“政整会”是“行政院驻平政务整理委员会”之简称,是民国二十二(一九三三)至二十四(一九三五)年,中央设在华北的一个最高政治机构,亦即抗日战前两年,华北局势及对日情形。有时称作“政委会”,则很易与在其前的“北平政务委员会”(张学良主持),在其后的“冀察政务委员会”(宋哲元主持)相混。这三个机构是一个接一个,范围不同,前者包括东北,后者只察冀二省,都设在北平。
首都虽然南迁,北平仍为华北重心,华北最大军力掌握者,常为北平的主人。西北军(冯玉祥)、晋军(阎锡山)、东北军(张学良)都先后做过。惟前二者后来分散于其部属而力小,后者始终属于张氏而力大。九一八事变后年余,国人责难不已,张氏辞文武兼职而出国。其武职“绥靖公署”撤销,代之以“军事委员会北平分会”,简称“军分会”,由军政部长何应钦驻平代理。
二十二年(一九三三)春华北十分危急之际,政府决定设立“政整会”,意在收十蔓延之战火,及时整理暴露在敌前的几省。其范围为:河北、山东、山西、察哈尔、绥远五省,北平、青岛两特别市。除以膺白为委员长外,委员有上述五省二市的首长:于学忠、韩复榘、徐永昌、宋哲元、傅作义、袁良、沈鸿烈,及各方面有关人士:李煜瀛、蒋梦麟、恩克巴图、张伯苓、张志潭、张厉生、汤尔和、王克敏、王树翰、王伯群、王揖唐、刘哲、何其巩、萧振瀛。
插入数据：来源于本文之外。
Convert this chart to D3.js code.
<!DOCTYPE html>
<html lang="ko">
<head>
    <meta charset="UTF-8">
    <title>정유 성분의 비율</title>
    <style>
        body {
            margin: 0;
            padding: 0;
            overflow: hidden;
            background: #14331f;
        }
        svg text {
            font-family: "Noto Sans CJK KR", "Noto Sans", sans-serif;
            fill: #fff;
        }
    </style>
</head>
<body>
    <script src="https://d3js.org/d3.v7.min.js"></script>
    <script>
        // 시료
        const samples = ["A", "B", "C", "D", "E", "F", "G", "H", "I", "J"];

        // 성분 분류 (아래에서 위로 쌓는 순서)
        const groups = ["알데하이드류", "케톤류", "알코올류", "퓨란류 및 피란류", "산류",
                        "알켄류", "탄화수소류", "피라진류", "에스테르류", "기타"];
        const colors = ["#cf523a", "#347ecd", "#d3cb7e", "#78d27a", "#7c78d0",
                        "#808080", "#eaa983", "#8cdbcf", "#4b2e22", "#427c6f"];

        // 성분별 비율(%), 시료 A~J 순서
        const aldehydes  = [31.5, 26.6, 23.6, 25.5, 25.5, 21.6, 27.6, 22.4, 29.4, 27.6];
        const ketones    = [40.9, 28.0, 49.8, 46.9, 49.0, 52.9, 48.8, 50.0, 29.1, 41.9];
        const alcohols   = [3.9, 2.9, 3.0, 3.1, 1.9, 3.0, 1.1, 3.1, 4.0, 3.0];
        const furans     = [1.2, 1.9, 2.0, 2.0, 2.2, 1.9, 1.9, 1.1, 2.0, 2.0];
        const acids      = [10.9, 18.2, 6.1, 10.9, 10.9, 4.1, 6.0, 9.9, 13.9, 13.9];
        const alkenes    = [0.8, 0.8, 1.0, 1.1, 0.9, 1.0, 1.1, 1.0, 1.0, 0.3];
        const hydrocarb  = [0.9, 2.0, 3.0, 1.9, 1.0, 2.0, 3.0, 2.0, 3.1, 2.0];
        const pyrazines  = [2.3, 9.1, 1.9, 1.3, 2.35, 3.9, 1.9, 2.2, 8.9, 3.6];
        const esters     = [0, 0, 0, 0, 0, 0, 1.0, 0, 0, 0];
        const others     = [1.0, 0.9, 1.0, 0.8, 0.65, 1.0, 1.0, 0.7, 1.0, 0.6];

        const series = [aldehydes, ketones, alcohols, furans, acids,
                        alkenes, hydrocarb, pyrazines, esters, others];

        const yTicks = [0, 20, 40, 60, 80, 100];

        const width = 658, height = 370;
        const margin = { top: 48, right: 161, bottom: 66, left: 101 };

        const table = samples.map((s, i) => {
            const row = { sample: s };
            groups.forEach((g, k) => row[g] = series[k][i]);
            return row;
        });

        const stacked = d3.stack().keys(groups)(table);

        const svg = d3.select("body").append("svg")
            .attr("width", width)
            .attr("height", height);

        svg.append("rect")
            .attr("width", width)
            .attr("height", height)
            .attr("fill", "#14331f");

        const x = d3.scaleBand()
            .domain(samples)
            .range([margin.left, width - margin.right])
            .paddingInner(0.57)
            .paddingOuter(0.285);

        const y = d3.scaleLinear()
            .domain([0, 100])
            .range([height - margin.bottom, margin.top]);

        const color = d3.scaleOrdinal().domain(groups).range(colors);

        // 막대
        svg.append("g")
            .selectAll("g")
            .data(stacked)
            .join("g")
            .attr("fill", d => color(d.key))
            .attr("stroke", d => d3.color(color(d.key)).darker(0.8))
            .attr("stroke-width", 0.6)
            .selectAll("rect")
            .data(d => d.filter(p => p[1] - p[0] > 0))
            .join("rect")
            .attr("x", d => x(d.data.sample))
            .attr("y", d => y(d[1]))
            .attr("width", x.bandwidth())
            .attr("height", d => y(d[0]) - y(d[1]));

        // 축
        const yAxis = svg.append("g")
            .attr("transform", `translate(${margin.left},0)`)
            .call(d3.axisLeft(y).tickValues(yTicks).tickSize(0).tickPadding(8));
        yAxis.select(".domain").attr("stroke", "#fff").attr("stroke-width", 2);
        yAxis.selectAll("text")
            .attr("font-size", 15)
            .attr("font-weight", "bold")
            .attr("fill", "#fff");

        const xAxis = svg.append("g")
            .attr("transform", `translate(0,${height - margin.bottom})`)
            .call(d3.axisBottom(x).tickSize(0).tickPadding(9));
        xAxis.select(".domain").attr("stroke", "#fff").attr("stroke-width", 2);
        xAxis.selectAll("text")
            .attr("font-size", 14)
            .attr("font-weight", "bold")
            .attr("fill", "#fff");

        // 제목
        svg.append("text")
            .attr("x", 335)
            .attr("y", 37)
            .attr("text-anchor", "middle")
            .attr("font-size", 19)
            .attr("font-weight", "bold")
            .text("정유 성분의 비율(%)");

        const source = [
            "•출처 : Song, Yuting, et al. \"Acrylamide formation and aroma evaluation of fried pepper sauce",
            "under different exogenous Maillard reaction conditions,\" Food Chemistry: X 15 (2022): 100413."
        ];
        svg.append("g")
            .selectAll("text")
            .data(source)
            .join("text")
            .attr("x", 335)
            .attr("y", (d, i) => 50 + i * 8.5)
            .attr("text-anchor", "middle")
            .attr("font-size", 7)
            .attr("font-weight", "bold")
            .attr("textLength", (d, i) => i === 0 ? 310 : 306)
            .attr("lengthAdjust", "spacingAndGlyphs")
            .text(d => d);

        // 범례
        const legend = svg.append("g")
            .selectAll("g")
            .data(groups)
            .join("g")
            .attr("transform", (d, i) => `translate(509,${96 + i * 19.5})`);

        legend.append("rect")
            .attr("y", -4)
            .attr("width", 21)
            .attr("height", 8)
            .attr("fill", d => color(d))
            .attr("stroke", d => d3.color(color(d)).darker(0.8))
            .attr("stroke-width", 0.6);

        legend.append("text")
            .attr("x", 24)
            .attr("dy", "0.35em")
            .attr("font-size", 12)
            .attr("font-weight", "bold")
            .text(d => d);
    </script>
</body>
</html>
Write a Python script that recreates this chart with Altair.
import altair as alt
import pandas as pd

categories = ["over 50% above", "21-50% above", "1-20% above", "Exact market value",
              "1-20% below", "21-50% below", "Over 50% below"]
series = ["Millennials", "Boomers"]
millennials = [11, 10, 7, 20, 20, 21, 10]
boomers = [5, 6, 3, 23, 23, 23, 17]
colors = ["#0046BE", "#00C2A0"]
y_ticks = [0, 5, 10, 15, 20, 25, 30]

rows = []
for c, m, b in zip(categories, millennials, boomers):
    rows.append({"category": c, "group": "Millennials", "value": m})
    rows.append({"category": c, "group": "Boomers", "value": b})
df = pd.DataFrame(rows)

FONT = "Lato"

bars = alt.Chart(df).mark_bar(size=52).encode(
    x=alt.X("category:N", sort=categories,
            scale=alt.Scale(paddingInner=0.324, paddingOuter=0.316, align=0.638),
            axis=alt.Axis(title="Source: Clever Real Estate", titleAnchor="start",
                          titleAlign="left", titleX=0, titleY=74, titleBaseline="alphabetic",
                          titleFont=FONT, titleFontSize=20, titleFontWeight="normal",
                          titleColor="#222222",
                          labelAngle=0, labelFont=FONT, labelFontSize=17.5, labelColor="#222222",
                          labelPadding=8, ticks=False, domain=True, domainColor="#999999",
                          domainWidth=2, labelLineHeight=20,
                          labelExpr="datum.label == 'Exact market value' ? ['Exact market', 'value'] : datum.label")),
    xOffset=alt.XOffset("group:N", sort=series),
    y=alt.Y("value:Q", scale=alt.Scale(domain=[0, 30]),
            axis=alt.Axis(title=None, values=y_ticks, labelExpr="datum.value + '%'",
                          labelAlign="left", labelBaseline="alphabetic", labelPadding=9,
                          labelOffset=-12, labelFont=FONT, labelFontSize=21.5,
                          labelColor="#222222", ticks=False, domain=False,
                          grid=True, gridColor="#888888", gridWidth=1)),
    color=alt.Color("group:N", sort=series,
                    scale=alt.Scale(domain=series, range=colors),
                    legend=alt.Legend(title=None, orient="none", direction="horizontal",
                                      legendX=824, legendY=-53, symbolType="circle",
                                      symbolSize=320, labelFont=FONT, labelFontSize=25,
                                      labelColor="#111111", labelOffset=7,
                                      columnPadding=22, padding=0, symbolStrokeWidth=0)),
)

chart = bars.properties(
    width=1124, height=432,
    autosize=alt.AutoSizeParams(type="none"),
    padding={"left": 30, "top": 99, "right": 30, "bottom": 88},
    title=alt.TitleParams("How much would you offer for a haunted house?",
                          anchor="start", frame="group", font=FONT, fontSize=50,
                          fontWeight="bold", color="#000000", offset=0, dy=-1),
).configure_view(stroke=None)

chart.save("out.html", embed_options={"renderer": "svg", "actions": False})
政整会和其前后的机构不同处是主持人由中央而来,不是当地有力的军人。这时,中央不是去削地方之权,而是不得不去筹防护之责。前前后后华北负责人中,膺白是最无实力毫无实力的一个。他自比为前站拉杂交涉员。最初在南昌拟组织政整会时,蒋先生之意欲将党政军合于一,以筹统一之效,膺白以不胜任辞。又拟膺白自兼北平市或河北省,以收指臂之功,他亦推却。他后来告我:倘兼地方行政之职,他日辞去更粘手放不下。
膺白北行的愿望是“先求安定”,“继图振作”。政整会第一件工作是“接收战区”和“救济灾民”。成立了两个机构:“战区接收委员会”及“战区救济委员会”,因战区均在河北省境,故均请河北省主席于学忠主持。“接收”由政整会军分会同派员参加,“救济”有中央拨款指助。一年后救济会结束,蜕化为永续性之“合作会”,所延聘的人与政治关系少而与社会关系深,后面有电报参考。
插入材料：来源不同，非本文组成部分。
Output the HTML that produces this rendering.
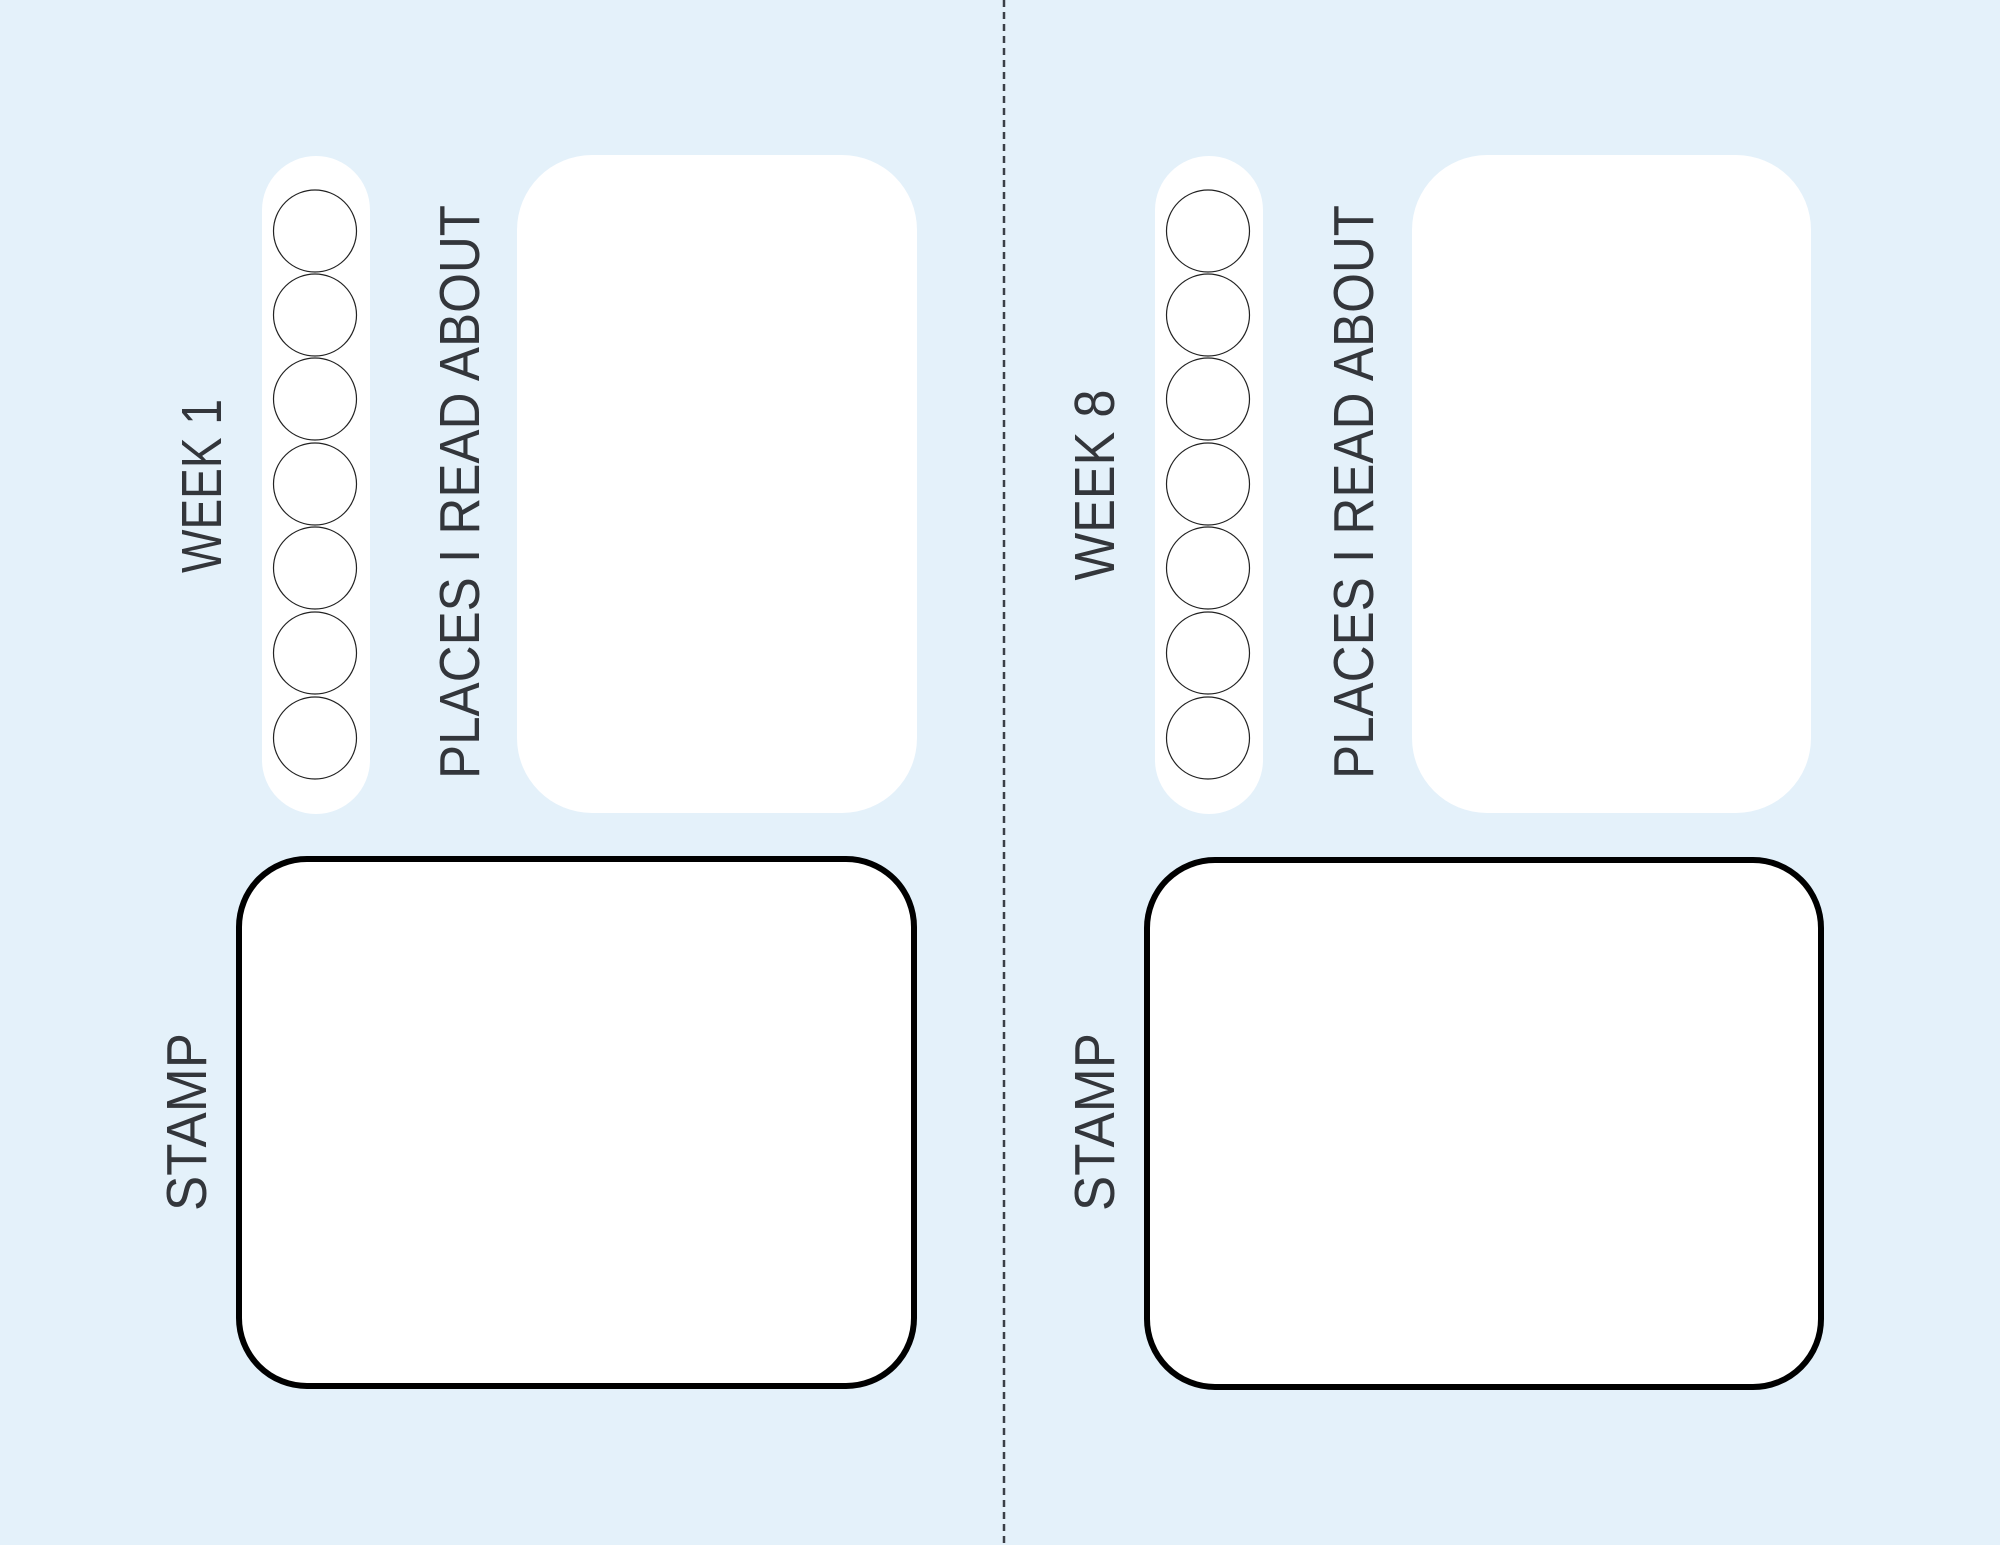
<!DOCTYPE html>
<html><head><meta charset="utf-8"><style>
html,body{margin:0;padding:0;background:#e4f1fa;}
svg{display:block;}
</style></head><body>
<svg width="2000" height="1545" viewBox="0 0 2000 1545" xmlns="http://www.w3.org/2000/svg">
<rect width="2000" height="1545" fill="#e4f1fa"/>
<line x1="1004" y1="0" x2="1004" y2="1545" stroke="#3a3f47" stroke-width="2.5" stroke-dasharray="7,5"/>
<g font-family="Liberation Sans, sans-serif" font-size="57" fill="#33363b">
<!-- left -->
<rect x="262" y="156" width="108" height="658" rx="54" fill="#fff"/>
<g fill="none" stroke="#222" stroke-width="1.2">
<ellipse cx="315" cy="231" rx="41.5" ry="41"/>
<ellipse cx="315" cy="315" rx="41.5" ry="41"/>
<ellipse cx="315" cy="399" rx="41.5" ry="41"/>
<ellipse cx="315" cy="484" rx="41.5" ry="41"/>
<ellipse cx="315" cy="568" rx="41.5" ry="41"/>
<ellipse cx="315" cy="653" rx="41.5" ry="41"/>
<ellipse cx="315" cy="738" rx="41.5" ry="41"/>
</g>
<rect x="517" y="155" width="400" height="658" rx="75" fill="#fff"/>
<rect x="239" y="859" width="675" height="527" rx="68" fill="#fff" stroke="#000" stroke-width="6"/>
<text transform="translate(221,486) rotate(-90)" text-anchor="middle" textLength="174" lengthAdjust="spacingAndGlyphs">WEEK 1</text>
<text transform="translate(479,492) rotate(-90)" text-anchor="middle" textLength="574" lengthAdjust="spacingAndGlyphs">PLACES I READ ABOUT</text>
<text transform="translate(206,1122) rotate(-90)" text-anchor="middle" textLength="178" lengthAdjust="spacingAndGlyphs">STAMP</text>
<!-- right -->
<rect x="1155" y="156" width="108" height="658" rx="54" fill="#fff"/>
<g fill="none" stroke="#222" stroke-width="1.2">
<ellipse cx="1208" cy="231" rx="41.5" ry="41"/>
<ellipse cx="1208" cy="315" rx="41.5" ry="41"/>
<ellipse cx="1208" cy="399" rx="41.5" ry="41"/>
<ellipse cx="1208" cy="484" rx="41.5" ry="41"/>
<ellipse cx="1208" cy="568" rx="41.5" ry="41"/>
<ellipse cx="1208" cy="653" rx="41.5" ry="41"/>
<ellipse cx="1208" cy="738" rx="41.5" ry="41"/>
</g>
<rect x="1412" y="155" width="399" height="658" rx="75" fill="#fff"/>
<rect x="1147" y="860" width="674" height="527" rx="68" fill="#fff" stroke="#000" stroke-width="6"/>
<text transform="translate(1114,485) rotate(-90)" text-anchor="middle" textLength="191" lengthAdjust="spacingAndGlyphs">WEEK 8</text>
<text transform="translate(1373,492) rotate(-90)" text-anchor="middle" textLength="574" lengthAdjust="spacingAndGlyphs">PLACES I READ ABOUT</text>
<text transform="translate(1114,1122) rotate(-90)" text-anchor="middle" textLength="178" lengthAdjust="spacingAndGlyphs">STAMP</text>
</g>
</svg>
</body></html>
张岳军先生在北平为膺白周旋许多不熟悉的人情。他回沪告我:这次膺哥脾气很好,对各方都能忍耐。六月中我到北平,拿他的话安慰膺白,膺白说:能受敌人的气,与本国人还有何不好说处。其实杨畅卿(永泰)先生正来电戒膺白火气,说膺白肝火太旺。
我到平第一次走进膺白书房,听他正与天津于主席通长途电话。膺白说:腹地成了边疆,战区十九县县长,及公安局长,非常重要,必须精选适才适地之人,希望选定后先到北平,以便面谈。又说:战区一部分保安除不得已将以伪军改编,故省政府所开入之保安队,务选精壮。
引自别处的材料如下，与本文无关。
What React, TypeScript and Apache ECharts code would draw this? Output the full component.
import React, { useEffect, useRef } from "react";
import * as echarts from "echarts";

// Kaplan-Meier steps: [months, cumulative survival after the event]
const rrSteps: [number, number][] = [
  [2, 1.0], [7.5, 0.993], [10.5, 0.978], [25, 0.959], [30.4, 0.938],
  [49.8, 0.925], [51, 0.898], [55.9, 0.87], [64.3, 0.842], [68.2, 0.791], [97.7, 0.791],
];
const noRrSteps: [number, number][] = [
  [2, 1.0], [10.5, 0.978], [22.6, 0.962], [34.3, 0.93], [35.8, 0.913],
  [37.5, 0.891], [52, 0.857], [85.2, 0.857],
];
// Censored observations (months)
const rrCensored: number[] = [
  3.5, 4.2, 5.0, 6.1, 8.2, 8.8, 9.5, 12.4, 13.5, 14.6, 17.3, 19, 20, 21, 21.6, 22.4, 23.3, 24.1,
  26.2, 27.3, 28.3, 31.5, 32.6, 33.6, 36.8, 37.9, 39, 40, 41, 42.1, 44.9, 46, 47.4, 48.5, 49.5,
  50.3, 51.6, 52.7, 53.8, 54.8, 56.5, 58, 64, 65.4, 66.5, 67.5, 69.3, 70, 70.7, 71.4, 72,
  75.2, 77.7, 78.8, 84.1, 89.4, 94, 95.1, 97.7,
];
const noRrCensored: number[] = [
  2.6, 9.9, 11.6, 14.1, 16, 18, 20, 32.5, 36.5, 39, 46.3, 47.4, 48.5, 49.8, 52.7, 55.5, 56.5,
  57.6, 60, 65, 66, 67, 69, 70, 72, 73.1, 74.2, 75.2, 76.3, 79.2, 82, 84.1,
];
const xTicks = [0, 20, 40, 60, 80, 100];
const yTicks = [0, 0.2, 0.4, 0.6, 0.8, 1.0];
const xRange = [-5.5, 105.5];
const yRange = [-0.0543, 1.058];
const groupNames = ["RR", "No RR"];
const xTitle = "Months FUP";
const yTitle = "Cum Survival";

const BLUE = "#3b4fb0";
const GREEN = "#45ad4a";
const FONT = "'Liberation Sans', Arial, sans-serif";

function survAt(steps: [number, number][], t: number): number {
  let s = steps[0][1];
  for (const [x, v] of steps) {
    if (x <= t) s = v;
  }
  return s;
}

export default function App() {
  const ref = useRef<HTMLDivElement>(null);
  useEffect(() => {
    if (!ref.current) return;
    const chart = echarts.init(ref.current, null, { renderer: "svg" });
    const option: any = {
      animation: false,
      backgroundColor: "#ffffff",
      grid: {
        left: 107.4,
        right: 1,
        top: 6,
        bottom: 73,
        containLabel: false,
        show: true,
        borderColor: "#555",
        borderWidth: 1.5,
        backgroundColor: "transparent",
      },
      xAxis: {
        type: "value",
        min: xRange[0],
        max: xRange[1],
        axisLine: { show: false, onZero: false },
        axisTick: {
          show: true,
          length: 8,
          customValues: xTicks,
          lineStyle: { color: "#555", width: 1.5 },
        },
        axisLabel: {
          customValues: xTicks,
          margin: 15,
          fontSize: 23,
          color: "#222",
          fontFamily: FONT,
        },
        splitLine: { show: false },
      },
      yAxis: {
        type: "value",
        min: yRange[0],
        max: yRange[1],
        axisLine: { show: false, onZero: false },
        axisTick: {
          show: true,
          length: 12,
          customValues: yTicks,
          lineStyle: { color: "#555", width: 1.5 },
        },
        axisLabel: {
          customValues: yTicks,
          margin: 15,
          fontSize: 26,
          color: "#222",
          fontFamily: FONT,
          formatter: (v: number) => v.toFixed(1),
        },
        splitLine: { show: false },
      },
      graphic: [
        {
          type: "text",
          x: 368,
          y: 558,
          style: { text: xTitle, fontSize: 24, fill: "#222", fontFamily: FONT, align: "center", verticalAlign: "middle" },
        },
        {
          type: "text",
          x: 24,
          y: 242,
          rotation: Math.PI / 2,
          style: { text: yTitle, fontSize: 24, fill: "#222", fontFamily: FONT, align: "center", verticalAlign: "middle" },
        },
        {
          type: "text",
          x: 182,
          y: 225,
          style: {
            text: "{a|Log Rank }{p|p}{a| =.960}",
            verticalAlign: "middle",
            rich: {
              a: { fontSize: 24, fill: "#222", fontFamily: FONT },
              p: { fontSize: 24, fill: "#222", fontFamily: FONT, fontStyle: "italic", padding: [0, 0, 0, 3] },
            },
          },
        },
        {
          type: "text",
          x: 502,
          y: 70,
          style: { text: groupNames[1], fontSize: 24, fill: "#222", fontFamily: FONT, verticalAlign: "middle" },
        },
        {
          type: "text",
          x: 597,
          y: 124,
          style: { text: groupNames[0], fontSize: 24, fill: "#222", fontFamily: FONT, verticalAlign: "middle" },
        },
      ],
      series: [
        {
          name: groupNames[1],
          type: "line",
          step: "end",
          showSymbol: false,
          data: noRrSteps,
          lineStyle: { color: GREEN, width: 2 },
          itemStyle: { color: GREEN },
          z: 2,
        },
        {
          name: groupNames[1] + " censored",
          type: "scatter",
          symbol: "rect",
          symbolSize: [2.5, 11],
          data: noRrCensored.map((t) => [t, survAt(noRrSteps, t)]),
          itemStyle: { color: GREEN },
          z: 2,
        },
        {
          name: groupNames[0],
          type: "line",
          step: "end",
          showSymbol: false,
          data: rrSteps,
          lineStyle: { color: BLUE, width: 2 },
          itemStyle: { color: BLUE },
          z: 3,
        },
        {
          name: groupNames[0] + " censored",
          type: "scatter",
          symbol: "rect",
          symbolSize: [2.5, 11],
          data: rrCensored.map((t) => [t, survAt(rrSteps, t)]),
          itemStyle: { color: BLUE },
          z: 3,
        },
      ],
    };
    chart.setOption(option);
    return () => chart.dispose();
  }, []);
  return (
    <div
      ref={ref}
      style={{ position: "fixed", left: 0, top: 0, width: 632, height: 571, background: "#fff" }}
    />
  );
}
我们当时远在南方比较安稳地区的人,不曾体会到:从东北退到华北,华北又经过战事,许多人的情况和胸怀。尽管有人应负守土之责,尽管有人生活地位仍比一般人好,然他们有的失家乡有的失财产是真的。人总记着自己有所失,甚至怕再有所失,不会想别人因他们而所失更多。在这时候,行常道犹难,如何希望其立刻变为奋发有为!然而为国家,我们又如何能不存此希望!不存此希望,国家终究要吃大亏的。我这段回忆是就事述事,情理常觉矛盾。
下面有关接收战区,及改编伪军诸电,什九系膺白亲笔,报告蒋先生者有同文致汪先生,致汪先生者亦然。接收战区最大障碍是“伪军”,有土著,有流窜,无不与日本军勾通。
南昌蒋委员长:养(二十二)机电奉悉。接收战区,因李际春、石友三各部杂处其间,迟迟无法实施。查李部系关东军卵翼而成,石部系天津驻屯军卵翼而成。现关东来养电称已议决四项:“(一)停止平津间无意义之飞行。(二)关于接收及难民回乡,极力援助。(三)李军三千乃至四千改编为保安队,余听遣散,关东军允派幕僚襄助。(四)铁路接收事件即可与铁路当局直接接洽实行”等语。本日午后钱慕霖(宗泽,铁次兼北宁路局长)由津来电话请示谓:“日本派宪兵队长森木酌带卫队,并请我方带护路队一队,同开一列车,准明日开唐山,先迫李部离开铁路线,然后推进至滦州,终达山海关”之办法,此间已允照办。对于接收战区,俟车通后即可开始。知注特复。应钦、郛漾。(二十二、六、二十三)
南昌蒋委员长:战区接收委员会人选及组织,业经另电报告,谅邀察及。今日永津武官由关东来,述及关于实行接收战区及北宁路通车事已得有端倪,最后决定派员赴大连,为具体之商议。已派接收委员雷葆康(寿荣)、殷同(桐生)二君即晚赴津,明日乘船赴连,七月一日可在连详商,如能顺手,大约十日内外当可见诸实行也。知注特闻。郛艳。(二十二、六、二十九)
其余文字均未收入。